D. Violation of Public Policy
Finally, the Lasts claim that the release was void because it violated public
policy and that this defense should have been submitted to the jury. But again, the
Lasts do not explain how the evidence presented at trial supports the defense's
submission. Also, the Lasts' challenge contains no analysis or citation to authority.
It is thus inadequately briefed, and we overrule it for this reason. See Tex. R. App.
P. 38.1(i); Howeth Invs., 259 S.W.3d at 902.
The Lasts' fifth issue is overruled.
CONCLUSION
The judgment of the trial court is affirmed.
Sherry Radack
Chief Justice
Panel consists of Chief Justice Radack and Justices Alcala and Higley.
1.
See Tex. Bus. & Com.
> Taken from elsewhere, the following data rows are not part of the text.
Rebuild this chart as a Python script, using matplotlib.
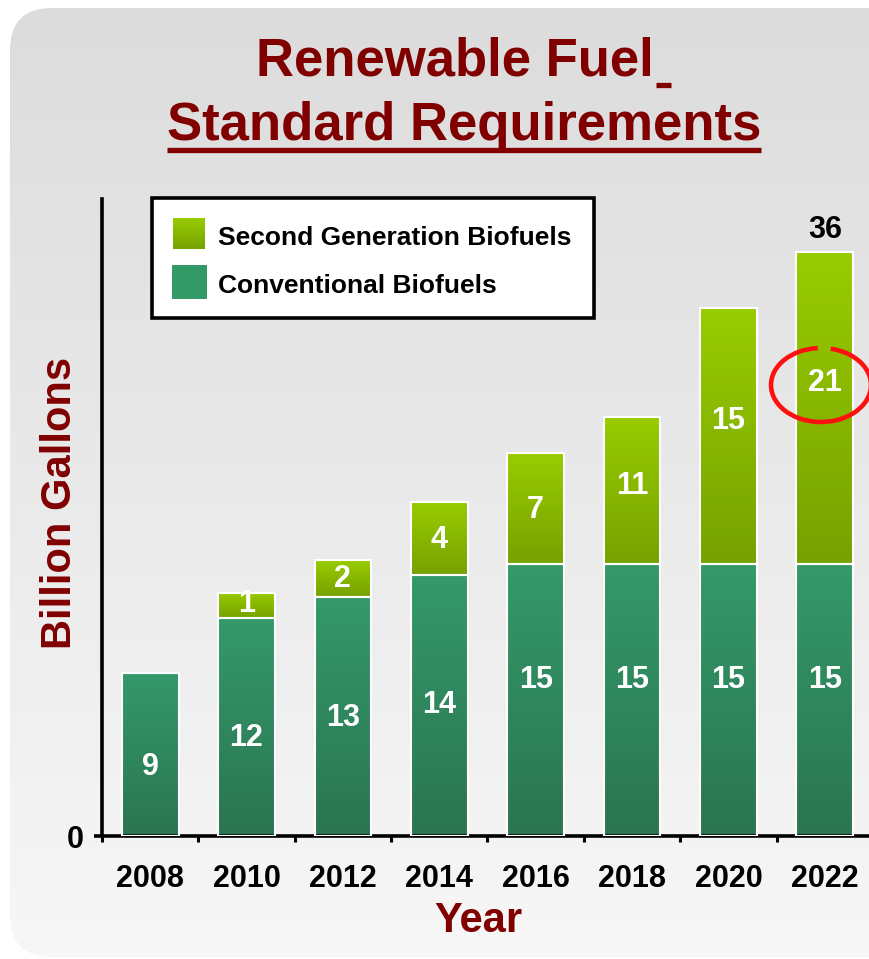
import numpy as np
import matplotlib
matplotlib.use("Agg")
import matplotlib.pyplot as plt
from matplotlib.colors import LinearSegmentedColormap
from matplotlib.patches import FancyBboxPatch, Rectangle, Arc

plt.rcParams['font.family'] = ['Liberation Sans', 'DejaVu Sans']
plt.rcParams['font.weight'] = 'bold'

# ---- data (bar heights as drawn, labels as printed) ----
years = ["2008", "2010", "2012", "2014", "2016", "2018", "2020", "2022"]
conventional = [9.0, 12.0, 13.2, 14.4, 15.0, 15.0, 15.0, 15.0]
second_gen = [0.0, 1.4, 2.0, 4.0, 6.1, 8.1, 14.1, 17.2]
conv_labels = ["9", "12", "13", "14", "15", "15", "15", "15"]
second_labels = ["", "1", "2", "4", "7", "11", "15", "21"]
total_label = "36"

# label placement (data units)
conv_label_y = [3.8, 5.4, 6.5, 7.2, 8.6, 8.6, 8.6, 8.6]
second_label_y = [0, 12.8, 14.2, 16.3, 18.0, 19.3, 22.9, 25.0]

DARKRED = "#800000"
W, H = 870, 959
fig = plt.figure(figsize=(W / 100, H / 100), dpi=100)
fig.patch.set_facecolor("white")

# ---- background panel, pixel coords ----
bg = fig.add_axes([0, 0, 1, 1], zorder=-1)
bg.axis("off")
grad = np.linspace(0, 1, 256).reshape(-1, 1)
panel = FancyBboxPatch((10, 8), 920, 949, boxstyle="round,pad=0,rounding_size=42",
                       fc="none", ec="none")
bg.add_patch(panel)
bg_cmap = LinearSegmentedColormap.from_list("bg", ["#dcdcdc", "#f7f7f7"])
im = bg.imshow(grad, extent=[10, 930, 957, 8], origin="upper", cmap=bg_cmap, aspect="auto")
im.set_clip_path(panel)
bg.set_xlim(0, W)
bg.set_ylim(H, 0)

# ---- main axes ----
L, R, B, T = 102, 873, 836, 199
ax = fig.add_axes([L / W, 1 - B / H, (R - L) / W, (B - T) / H])
ax.patch.set_alpha(0)
x = np.arange(len(years))
bw = 0.59

conv_bars = ax.bar(x, conventional, bw, fc="none", ec="white", lw=1.5, zorder=3)
sec_bars = ax.bar(x, second_gen, bw, bottom=conventional, fc="none", ec="white", lw=1.5, zorder=3)

conv_cmap = LinearSegmentedColormap.from_list("conv", ["#35996a", "#2a7550"])
sec_cmap = LinearSegmentedColormap.from_list("sec", ["#99cc00", "#76a100"])


def fill_gradient(bars, cmap):
    for b in bars:
        if b.get_height() <= 0:
            continue
        x0, y0 = b.get_x(), b.get_y()
        ax.imshow(grad, extent=[x0, x0 + b.get_width(), y0, y0 + b.get_height()],
                  origin="upper", cmap=cmap, aspect="auto", zorder=2)


fill_gradient(conv_bars, conv_cmap)
fill_gradient(sec_bars, sec_cmap)

ax.set_xlim(-0.5, len(years) - 0.5)
ax.set_ylim(0, 35.13)

for s in ["top", "right"]:
    ax.spines[s].set_visible(False)
for s in ["left", "bottom"]:
    ax.spines[s].set_linewidth(2.6)
    ax.spines[s].set_color("black")

ax.set_yticks([0])
ax.set_yticklabels(["0"])
ax.tick_params(axis="y", length=6, width=2.6, pad=7, labelsize=22)
ax.set_xticks(x)
ax.set_xticklabels(years)
ax.tick_params(axis="x", which="major", length=0, pad=20, labelsize=22)
ax.set_xticks(np.arange(-0.5, len(years), 1), minor=True)
ax.tick_params(axis="x", which="minor", length=4.5, width=2.2)

for i in range(len(years)):
    ax.text(x[i], conv_label_y[i], conv_labels[i], color="white", fontsize=22,
            ha="center", va="center", zorder=4)
    if second_labels[i]:
        ax.text(x[i], second_label_y[i], second_labels[i], color="white", fontsize=22,
                ha="center", va="center", zorder=4)
top = conventional[-1] + second_gen[-1]
ax.text(x[-1], top + 0.4, total_label, color="black", fontsize=22, ha="center",
        va="bottom", zorder=4)

ax.text((60 - L) / (R - L), (B - 503) / (B - T), "Billion Gallons", rotation=90,
        color=DARKRED, fontsize=30, ha="center", va="center", transform=ax.transAxes)
ax.text((478 - L) / (R - L), (B - 921) / (B - T), "Year", color=DARKRED, fontsize=30,
        ha="center", va="center", transform=ax.transAxes)

# ---- legend (drawn by hand so the gradient swatch shows) ----
bg.add_patch(Rectangle((152, 198), 442, 120, fc="white", ec="black", lw=2.6, zorder=5))
bg.imshow(grad, extent=[173, 205, 249, 218], origin="upper", cmap=sec_cmap,
          aspect="auto", zorder=6)
bg.add_patch(Rectangle((172, 265), 35, 34, fc="#339966", ec="none", zorder=6))
bg.text(218, 238, "Second Generation Biofuels", fontsize=19, va="center", ha="left", zorder=6)
bg.text(218, 286, "Conventional Biofuels", fontsize=19, va="center", ha="left", zorder=6)
bg.set_xlim(0, W)
bg.set_ylim(H, 0)

# ---- title with underlines ----
t1 = bg.text(455, 76, "Renewable Fuel", color=DARKRED, fontsize=38, ha="center", va="baseline")
t2 = bg.text(464, 140, "Standard Requirements", color=DARKRED, fontsize=38, ha="center", va="baseline")
fig.canvas.draw()
bb1 = t1.get_window_extent()
bb2 = t2.get_window_extent()
bg.plot([bb1.x1 + 2, bb1.x1 + 17], [85, 85], color=DARKRED, lw=3.8, solid_capstyle="butt")
bg.plot([bb2.x0, bb2.x1], [149.5, 149.5], color=DARKRED, lw=3.8, solid_capstyle="butt")
bg.set_xlim(0, W)
bg.set_ylim(H, 0)

# red hand-drawn ring round the 2022 second-gen label (on top of the bars)
ring = Arc((821, 385), 100, 74, theta1=-75, theta2=265, color="#ff1010", lw=3.3,
           transform=bg.transData, clip_on=False, zorder=8)
ax.add_patch(ring)

fig.savefig("out.png", dpi=100)
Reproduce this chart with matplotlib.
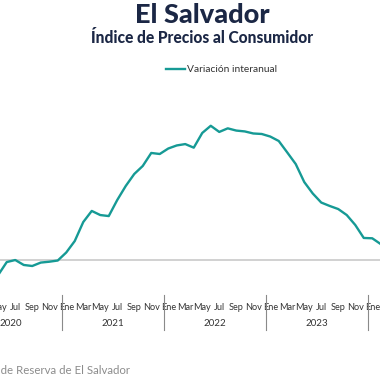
import matplotlib
matplotlib.use("Agg")
import matplotlib.pyplot as plt
import matplotlib.transforms as mtransforms
import numpy as np

# ---- data ----
meses = ['Ene', 'Feb', 'Mar', 'Abr', 'May', 'Jun', 'Jul', 'Ago', 'Sep', 'Oct', 'Nov', 'Dic']
anios = ['2020', '2021', '2022', '2023', '2024']
inicio_mes = 4  # May 2020 (index from Ene 2020)
valores = [
    -0.90, -0.15, -0.03, -0.32, -0.38, -0.18, -0.13, -0.06,             # May-Dic 2020
    0.41, 1.08, 2.19, 2.84, 2.60, 2.54, 3.48, 4.30, 5.00, 5.47, 6.23, 6.17,  # 2021
    6.49, 6.67, 6.75, 6.54, 7.40, 7.82, 7.46, 7.67, 7.54, 7.49, 7.37, 7.34,  # 2022
    7.19, 6.93, 6.26, 5.58, 4.53, 3.86, 3.33, 3.13, 2.95, 2.60, 2.02, 1.26,  # 2023
    1.24, 0.90,                                                          # Ene-Feb 2024
]
serie = 'Variación interanual'
titulo = 'El Salvador'
subtitulo = 'Índice de Precios al Consumidor'
fuente = 'Fuente: Banco Central de Reserva de El Salvador'

# ---- style ----
W = H = 380
plt.rcParams['font.family'] = ['Lato', 'DejaVu Sans']
teal = '#169a95'
navy = '#1b2745'

fig = plt.figure(figsize=(3.8, 3.8), dpi=100)
fig.patch.set_facecolor('white')

def fx(px):
    return px / W

def fy(py):
    return 1 - py / H

# plot area extends a little beyond the canvas (cropped chart)
band = 8.5                 # px per month
x0_px = -35.75 - band / 2  # left edge of Ene 2020 band
m_lo, m_hi = -0.5, 49.5
ax_left = x0_px
ax_right = x0_px + (m_hi - m_lo) * band
ax_top, ax_bot = 95, 290
ax = fig.add_axes([fx(ax_left), fy(ax_bot), (ax_right - ax_left) / W, (ax_bot - ax_top) / H])

x = np.arange(inicio_mes, inicio_mes + len(valores))
ax.axhline(0, color='#c9c9c9', lw=1.2, zorder=1)
ax.plot(x, valores, color=teal, lw=1.7, solid_joinstyle='round',
        solid_capstyle='round', zorder=3)

for s in ax.spines.values():
    s.set_visible(False)
ax.set_yticks([])

n_total = len(anios) * 12
ticks = [m for m in range(n_total) if m % 2 == 0 and m_lo < m < m_hi]
ax.set_xticks(ticks)
ax.set_xticklabels([meses[m % 12] for m in ticks], fontsize=6.6, color='#333333')
ax.tick_params(axis='x', length=0, pad=9)

ax.set_xlim(m_lo, m_hi)
zero_px, px_per_unit = 259.5, 17.1
ax.set_ylim((zero_px - ax_bot) / px_per_unit, (zero_px - ax_top) / px_per_unit)

# year groups
trans = mtransforms.blended_transform_factory(ax.transData, ax.transAxes)
ah = ax_bot - ax_top
for i, a in enumerate(anios):
    start = i * 12 - 0.5
    if start > m_lo:
        ax.plot([start, start], [-5 / ah, -40 / ah], transform=trans, clip_on=False,
                color='#8a8a8a', lw=0.8)
    if start + 6 < m_hi:
        ax.text(start + 6, -33 / ah, a, transform=trans, ha='center', va='center',
                fontsize=7, color='#333333', clip_on=False)

# titles
fig.text(fx(202), fy(15), titulo, ha='center', va='center', fontsize=19.5,
         fontweight='black', color=navy)
fig.text(fx(202), fy(38), subtitulo, ha='center', va='center', fontsize=11.2,
         fontweight='black', color=navy)

# legend
fig.add_artist(plt.Line2D([fx(166), fx(185)], [fy(69), fy(69)], color=teal, lw=1.7,
                          transform=fig.transFigure))
fig.text(fx(187), fy(69), serie, ha='left', va='center', fontsize=7.4, color='#333333')

# source
fig.text(fx(130), fy(370), fuente, ha='right', va='center', fontsize=8.3, color='#8c8c8c')

fig.savefig('out.png', dpi=100, facecolor='white')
Code Ann. § 17.01, et. seq. (West 2002).
2. The Legislature enacted the Dram Shop Act on June 1, 1987. Act of June 1,
1987, 70thLeg., ch. 303, § 3, 1987 Tex. Gen. Laws 1674, amended by Act of
June 20, 2003, 78th Leg., ch. 456, § 1, 2003 Tex. Gen. Laws 1698, 1698,
amended by Act of June 17, 2005, 79th Leg., ch. 643, § 1, 2005 Tex. Gen. Laws
1617, 1617. Two days later, the Texas Supreme Court decided El Chico v.
Poole, 732 S.W.2d 306, 314 (Tex. 1987), in which it stated that providers have
a duty under both common law negligence principles and the newly enacted
Dram Shop Act not to serve alcoholic beverages to a patron when the provider
knows or should know that the patron is intoxicated. However, because the
Dram Shop Act did not go into effect until June 11, 1987, seven days after the
El Chico decision, Texas courts have recognized that the Legislature created
a much more limited statutory cause of action against commercial providers of
alcoholic beverages than El Chico suggests. Smith, 858 S.W.2d at 353.
3. The relevant subsections of 17.50 read:
(b) In a suit filed under this section, each consumer who prevails may
obtain:
(1) the amount of economic damages found
by the trier of fact. If the trier of fact finds
that the conduct of the defendant was
committed knowingly, the consumer may also
recover damages for mental anguish, as found
by the trier of fact, and the trier of fact may
award not more than three times the amount
of economic damages; or if the trier of fact
finds the conduct was committed
intentionally, the consumer may recover
damages for mental anguish, as found by the
trier of fact, and the trier of fact may award
not more than three times the amount of
damages for mental anguish and economic
damages.
. . .
(h) Notwithstanding any other provision of this subchapter, if a
claimant is granted the right to bring a cause of action under this
subchapter by another law, the claimant is not limited to recovery
of economic damages only, but may recover any actual damages
incurred by the claimant, without regard to whether the conduct
of the defendant was committed intentionally. For the purpose of
the recovery of damages for a cause of action described by this
subsection only, a reference in this subchapter to economic
damages means actual damages. In applying Subsection (b)(1) to
an award of damages under this subsection, the trier of fact is
authorized to award a total of not more than three times actual
damages, in accordance with that subsection.